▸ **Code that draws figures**
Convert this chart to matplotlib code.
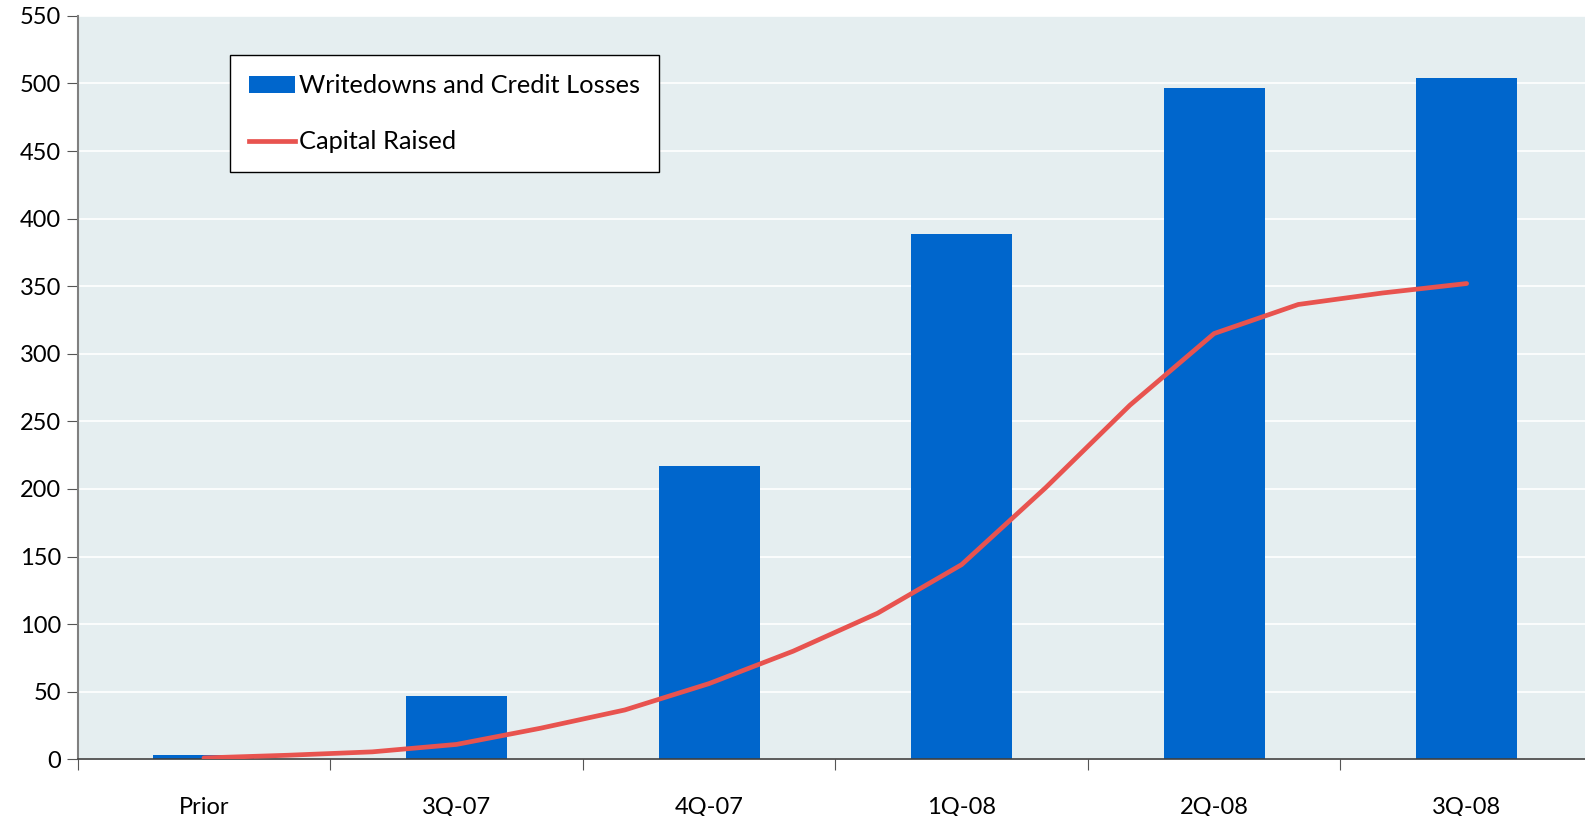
import numpy as np
import matplotlib
matplotlib.use('Agg')
import matplotlib.pyplot as plt
from matplotlib.patches import Patch
from matplotlib.lines import Line2D

plt.rcParams['font.family'] = ['Lato', 'DejaVu Sans']

# Data
categories = ['Prior', '3Q-07', '4Q-07', '1Q-08', '2Q-08', '3Q-08']
writedowns = [3, 47, 217, 389, 497, 504]

# Capital raised, monthly points from Prior to 3Q-08
capital_months = np.arange(16) / 3.0
capital_raised = [1, 3, 5.5, 11, 23, 36.5, 56, 80, 108, 144, 201, 262, 315, 336.5, 345, 352]

bar_color = '#0066CC'
line_color = '#E8534F'
bg_color = '#E5EEF0'

fig = plt.figure(figsize=(15.85, 8.16), dpi=100)
ax = fig.add_axes([0.049, 0.0695, 0.956, 0.911])
ax.set_facecolor(bg_color)

x = np.arange(len(categories))
ax.bar(x, writedowns, width=0.40, color=bar_color, zorder=2)
ax.plot(capital_months, capital_raised, color=line_color, lw=3.4, zorder=3,
        solid_capstyle='round', solid_joinstyle='round')

ax.set_xlim(-0.5, len(categories) - 0.5)
ax.set_ylim(0, 550)
ax.set_yticks(np.arange(0, 551, 50))
ax.grid(axis='y', color='white', lw=1.2, zorder=1)
ax.set_axisbelow(True)

# ticks on category boundaries, labels at centers
ax.set_xticks(np.arange(len(categories) + 1) - 0.5)
ax.set_xticklabels([])
ax.set_xticks(x, minor=True)
ax.set_xticklabels(categories, minor=True)
ax.tick_params(axis='x', which='major', length=8, direction='out', color='#555555')
ax.tick_params(axis='x', which='minor', length=0, pad=27, labelsize=17)
ax.tick_params(axis='y', length=8, color='#555555', labelsize=17, pad=4)

for s in ['top', 'right']:
    ax.spines[s].set_visible(False)
ax.spines['left'].set_color('#808080')
ax.spines['left'].set_linewidth(1.5)
ax.spines['bottom'].set_color('#404040')
ax.spines['bottom'].set_linewidth(1.2)

handles = [Patch(facecolor=bar_color, edgecolor='none'),
           Line2D([0], [0], color=line_color, lw=3.4)]
leg = ax.legend(handles, ['Writedowns and Credit Losses', 'Capital Raised'],
                loc='upper left', bbox_to_anchor=(0.1005, 0.947), fontsize=18.3,
                frameon=True, fancybox=False, borderpad=0.75, labelspacing=1.3,
                handlelength=1.8, handletextpad=0.15, borderaxespad=0)
leg.get_frame().set_edgecolor('black')
leg.get_frame().set_linewidth(1.0)
leg.get_frame().set_facecolor('white')
leg.get_frame().set_alpha(1)

fig.savefig('out.png', dpi=100)
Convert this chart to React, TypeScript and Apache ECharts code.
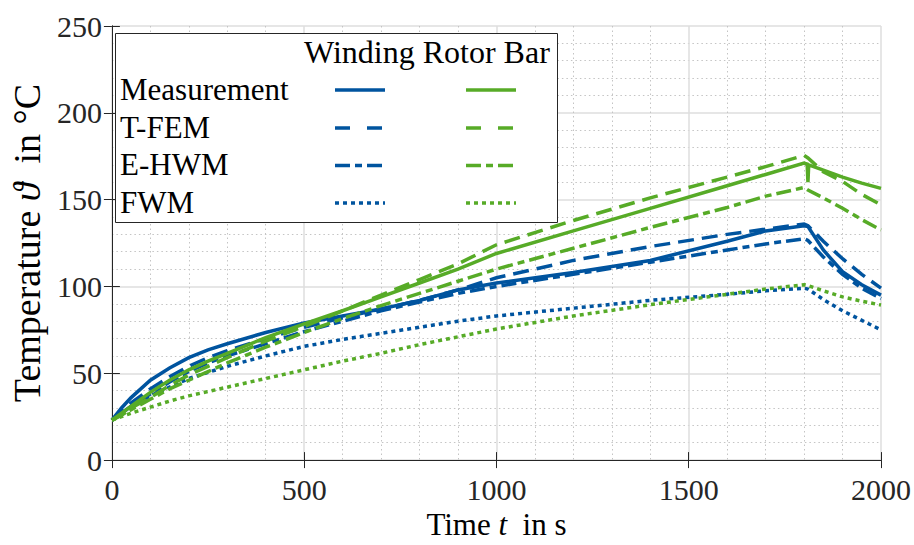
import React, { useEffect, useRef } from "react";
import * as echarts from "echarts";

const timeS = [0, 25, 50, 100, 150, 200, 250, 300, 400, 500, 600, 700, 800, 900, 1000, 1200, 1400, 1600, 1700, 1800, 1810, 1850, 1900, 1950, 2000];
const windingMeas = [23, 30, 36, 46, 53, 59, 63.5, 67, 73.5, 79, 83, 87, 92, 98, 102, 108, 115, 126, 132, 135, 134.5, 121, 108.5, 101, 95];
const windingFem = [23, 28, 33, 41, 48, 54, 59, 63, 70, 76.5, 82, 87, 92, 98, 105, 115, 123, 130, 133, 136, 135, 126, 116, 107, 99];
const windingEhwm = [23, 27, 31, 38, 45, 51, 56, 60, 67, 74, 80, 86, 91, 96, 100, 107, 114, 121, 124.5, 127.5, 126.5, 117, 107, 99, 93];
const windingFwm = [23, 27, 31, 37, 42, 47, 50.5, 54, 60, 65.5, 69.5, 73, 76.5, 80, 83, 87.5, 92, 95.5, 97.5, 99, 98.5, 92.5, 86, 80.5, 75];

const timeRotorMeas = [0, 25, 50, 100, 150, 200, 250, 300, 400, 500, 600, 700, 800, 900, 1000, 1200, 1400, 1600, 1700, 1800, 1808, 1810, 1812, 1850, 1900, 1950, 2000];
const rotorMeas = [23, 27, 31, 39, 46, 52, 57, 61.5, 70.5, 78.5, 86, 94, 102, 110, 119, 132, 145, 158, 164.5, 171, 170.5, 160, 170, 167, 163, 159.5, 156.5];
const rotorFem = [23, 26, 30, 36, 43, 49, 54, 59, 68.5, 77, 86, 95, 104, 113, 124, 138, 151, 163, 169, 175.5, 174, 166, 160.5, 153, 147];
const rotorEhwm = [23, 26, 29, 35, 41, 46, 51, 56, 65, 73.5, 81.5, 89, 96, 103, 110, 122, 134, 145.5, 152, 157, 155.5, 151, 145, 138.5, 132.5];
const rotorFwm = [23, 25, 27, 30.5, 34, 37, 39.5, 42, 47, 52, 57, 61.5, 66.5, 71, 75.5, 83, 89.5, 95.5, 98.5, 101, 100.5, 97.5, 94, 91.5, 89.3];

const legendRows = ["Measurement", "T-FEM", "E-HWM", "FWM"];
const legendHeader = "Winding Rotor Bar";

const BLUE = "#00549F";
const GREEN = "#57AB27";
const AX = "#262626";
const FONT = "Liberation Serif";

const DASH = [16, 8];
const DASHDOT = [15, 5, 7, 5];
const DOT = [4, 4];

function pairs(t: number[], v: number[]) {
  return t.map((x, i) => [x, v[i]]);
}

export default function App() {
  const ref = useRef<HTMLDivElement>(null);
  useEffect(() => {
    if (!ref.current) return;
    const chart = echarts.init(ref.current, undefined, { renderer: "svg" });
    const mk = (name: string, t: number[], v: number[], color: string, type: any, z: number) => ({
      name,
      type: "line",
      data: pairs(t, v),
      showSymbol: false,
      symbol: "none",
      z,
      lineStyle: { color, width: 3.5, type, cap: "butt", join: "miter" },
    });
    const legendDash: any[] = [null, [15, 17], DASHDOT, DOT];
    const rowY = [90, 128, 165.5, 203];
    const graphic: any[] = [
      {
        type: "rect",
        shape: { x: 115.5, y: 33.5, width: 442, height: 189 },
        style: { fill: "#ffffff", stroke: AX, lineWidth: 1 },
        z: 100,
      },
      {
        type: "text",
        x: 304,
        y: 52,
        style: { text: legendHeader, fontFamily: FONT, fontSize: 32, fill: "#000", verticalAlign: "middle" },
        z: 101,
      },
    ];
    legendRows.forEach((r, i) => {
      graphic.push({
        type: "text",
        x: 120,
        y: rowY[i] - 1,
        style: { text: r, fontFamily: FONT, fontSize: 31, fill: "#000", verticalAlign: "middle" },
        z: 101,
      });
      [
        [335, BLUE],
        [466, GREEN],
      ].forEach(([x0, c]: any) => {
        graphic.push({
          type: "line",
          shape: { x1: x0, y1: rowY[i], x2: x0 + 50, y2: rowY[i] },
          style: { stroke: c, lineWidth: 3.5, lineDash: legendDash[i], lineCap: "butt" },
          z: 101,
        });
      });
    });

    const plain = (v: number) => String(v);

    chart.setOption({
      animation: false,
      backgroundColor: "#ffffff",
      grid: { left: 109, top: 26, width: 772, height: 443, containLabel: false },
      xAxis: [
        {
          type: "value",
          min: 0,
          max: 2000,
          interval: 500,
          name: "Time {i|t}  in s",
          nameLocation: "middle",
          nameGap: 45,
          nameTextStyle: {
            fontFamily: FONT,
            fontSize: 31,
            color: "#000",
            rich: { i: { fontFamily: FONT, fontSize: 31, fontStyle: "italic", color: "#000" } },
          },
          axisLine: { show: true, lineStyle: { color: AX, width: 1 } },
          axisTick: { show: true, inside: true, length: 8, lineStyle: { color: AX } },
          axisLabel: { fontFamily: FONT, fontSize: 30, color: "#262626", margin: 14, formatter: plain },
          splitLine: { show: true, lineStyle: { color: "#dedede", width: 1.5 } },
          minorTick: { show: false, splitNumber: 5 },
          minorSplitLine: { show: true, lineStyle: { color: "#c4c4c4", width: 1, type: [1.5, 3] } },
        },
        {
          type: "value",
          position: "top",
          min: 0,
          max: 2000,
          interval: 500,
          axisLine: { show: true, lineStyle: { color: AX, width: 1 } },
          axisTick: { show: true, inside: true, length: 8, lineStyle: { color: AX } },
          axisLabel: { show: false },
          splitLine: { show: false },
        },
      ],
      yAxis: [
        {
          type: "value",
          min: 0,
          max: 250,
          interval: 50,
          name: "Temperature {i|ϑ}  in °C",
          nameLocation: "middle",
          nameGap: 56,
          nameTextStyle: {
            fontFamily: FONT,
            fontSize: 38,
            color: "#000",
            rich: { i: { fontFamily: FONT, fontSize: 38, fontStyle: "italic", color: "#000" } },
          },
          axisLine: { show: true, lineStyle: { color: AX, width: 1 } },
          axisTick: { show: true, inside: true, length: 8, lineStyle: { color: AX } },
          axisLabel: { fontFamily: FONT, fontSize: 30, color: "#262626", margin: 10, formatter: plain },
          splitLine: { show: true, lineStyle: { color: "#dedede", width: 1.5 } },
          minorTick: { show: false, splitNumber: 5 },
          minorSplitLine: { show: true, lineStyle: { color: "#c4c4c4", width: 1, type: [1.5, 3] } },
        },
        {
          type: "value",
          position: "right",
          min: 0,
          max: 250,
          interval: 50,
          axisLine: { show: true, lineStyle: { color: AX, width: 1 } },
          axisTick: { show: true, inside: true, length: 8, lineStyle: { color: AX } },
          axisLabel: { show: false },
          splitLine: { show: false },
        },
      ],
      series: [
        mk("Winding FWM", timeS, windingFwm, BLUE, DOT, 2),
        mk("Rotor FWM", timeS, rotorFwm, GREEN, DOT, 2),
        mk("Winding E-HWM", timeS, windingEhwm, BLUE, DASHDOT, 3),
        mk("Winding T-FEM", timeS, windingFem, BLUE, DASH, 3),
        mk("Winding Measurement", timeS, windingMeas, BLUE, "solid", 4),
        mk("Rotor E-HWM", timeS, rotorEhwm, GREEN, DASHDOT, 5),
        mk("Rotor T-FEM", timeS, rotorFem, GREEN, DASH, 5),
        mk("Rotor Measurement", timeRotorMeas, rotorMeas, GREEN, "solid", 6),
      ],
      graphic,
    });
    return () => chart.dispose();
  }, []);
  return (
    <div
      ref={ref}
      style={{ position: "fixed", left: 0, top: 0, width: 914, height: 545, background: "#fff" }}
    />
  );
}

▸ **Exercise prompt**
Could the lines from the top of the material through the line with "plt.rcParams['font.family'] = ['Lato', 'DejaVu" be repeated exactly, pictures left out?

▸ **The result**
Convert this chart to matplotlib code.
import numpy as np
import matplotlib
matplotlib.use('Agg')
import matplotlib.pyplot as plt
from matplotlib.patches import Patch
from matplotlib.lines import Line2D

plt.rcParams['font.family'] = ['Lato', 'DejaVu Sans']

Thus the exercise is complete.